La liturgia trivializada
Antes, la Iglesia, el Fútbol y la Judicatura se presentaban como mundos sin humor
Tras el escandaloso pitorreo que provocó el diseño de Bosco, una marca rusa, para los uniformes de la selección olímpica española, sigue ahora el grito por la obra que Custo Dalmau ha trazado sobre el equipamiento de la selección catalana de fútbol.
En el pasado, tres instituciones populares, la Iglesia, la Judicatura y el Fútbol, se presentaban como mundos que no admitían el sentido del humor. Tanto en la liturgia de la Iglesia, donde casi todo es sagrado, como en el Fútbol, donde todo casi todo es dramático, la frivolidad o la risa se hallaban ausentes.
A quien se reía en los oficios se le tenía por profanado. A quien se reía en el fútbol se le tenía por pagano que no había asumido el valor de la liza. Cuando en la Iglesia, en la Judicatura o en el Fútbol aparecieron risas, estas fueron efecto de que el sistema tropezaba en sí mismo. Es decir, el cura o el árbitro que se caen, el cura que se equivoca o el árbitro que se vuelve un clown.
Fuera de estos supuestos, el Fútbol, la Iglesia y la Judicatura constituyeron instituciones severas. El árbitro vestía de negro en reconocimiento a su profunda misión. Los sacerdotes y los jueces se cubrían de negro por su ministerio entre el ser y la muerte. En los tres ámbitos, en suma, se trataba de impartir justicia, condena o salvación.

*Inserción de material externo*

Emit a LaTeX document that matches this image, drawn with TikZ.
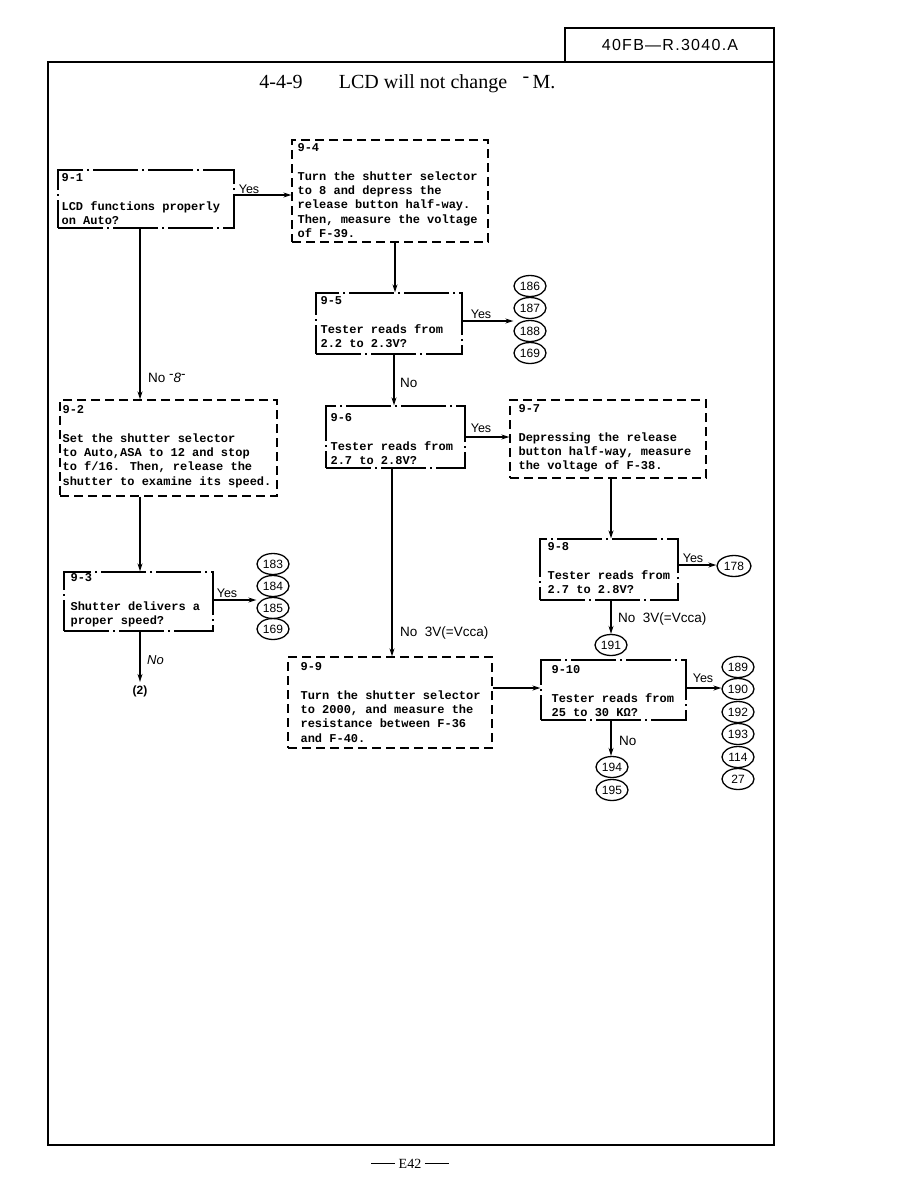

Antes, la Iglesia, el Fútbol y la Judicatura se presentaban como mundos sin humor
La Santísima Trinidad tuvo su réplica en el Tribunal Supremo y el Tribunal Supremo en el Consejo Superior de Disciplina Deportiva. En ninguno de los casos se trataba de vérsela con un juego risible, fuera el cantifloide lenguaje jurídico o el infantiloide reglamento de la competición
El sistema, sin embargo, empezó a hundirse cuando, de acuerdo a la nueva época, a los árbitros les quitaron el luto. Desde ese momento, su magnificencia fue trivializada en colores amarillos, rosa, azul pálido o cualquier otra tonalidad.
Esta abolición de la vestimenta negra unida a la muerte y a la justicia ciega abrió las puertas a la juerga mundana. Por ese tiempo, más o menos, los sacerdotes se vistieron de seglares y los jueces aparecieron ante las cámaras vestidos de particular. El paso de la investidura negra a la accidental ropa de calle, debitaria de la moda, mostraba el socavamiento del Gran Poder.
Todas las decisiones del Tribunal Supremo se discuten ya, casi todos los curas quieren casarse o matar al Papa, casi todos los árbitros, al final de la jornada, son ridiculizados por las cámaras de televisión. Unos y otros se hallan descalificados como encarnaciones de la verdadera verdad.
¿Cómo extrañarse pues de que los uniformes de los futbolistas sean ya carnavaleros? Antes que los uniformes, los balones y las botas pasaron por la misma cámara de la irreverencia libre y jovial.
Como en los bailes, como en las modas, como en el arte o el sexo, todo es un technicolor que refuta la idea de una unívoca autoridad. Y no habiendo univocidad en nada, ¿qué escándalo merece en los equipamientos deportivos este compás?
Casi todos los equipos de fútbol tuvieron, en el pasado, la misión de reproducir en sus colores los de la bandera local y hoy, incluso, algunos equipos, tras el ejemplo del Barça, portan una pequeña enseña regional discretamente en el cogote de sus camisetas. Discretamente, porque los mandatos del marketing —y no de la Patria— son hoy una cosa y mañana la contraria. La insignia de cada club no radica —excepto en los más paletos— en ser fiel a su enclave sino a las claves que dicta el merchandising.
De modo que ¿a qué viene escandalizarse de que Custo Dalmau actúe sobre la selección catalana imponiendo su diseño a la senyera explícita, el ludismo al himno y la broma a la liturgia ancestral? Por si faltaba poco, Custo Dalmau, diseñador superlativo, no solo nos libera sino que hace justo lo Dal-mau. La irreverencia del Mal.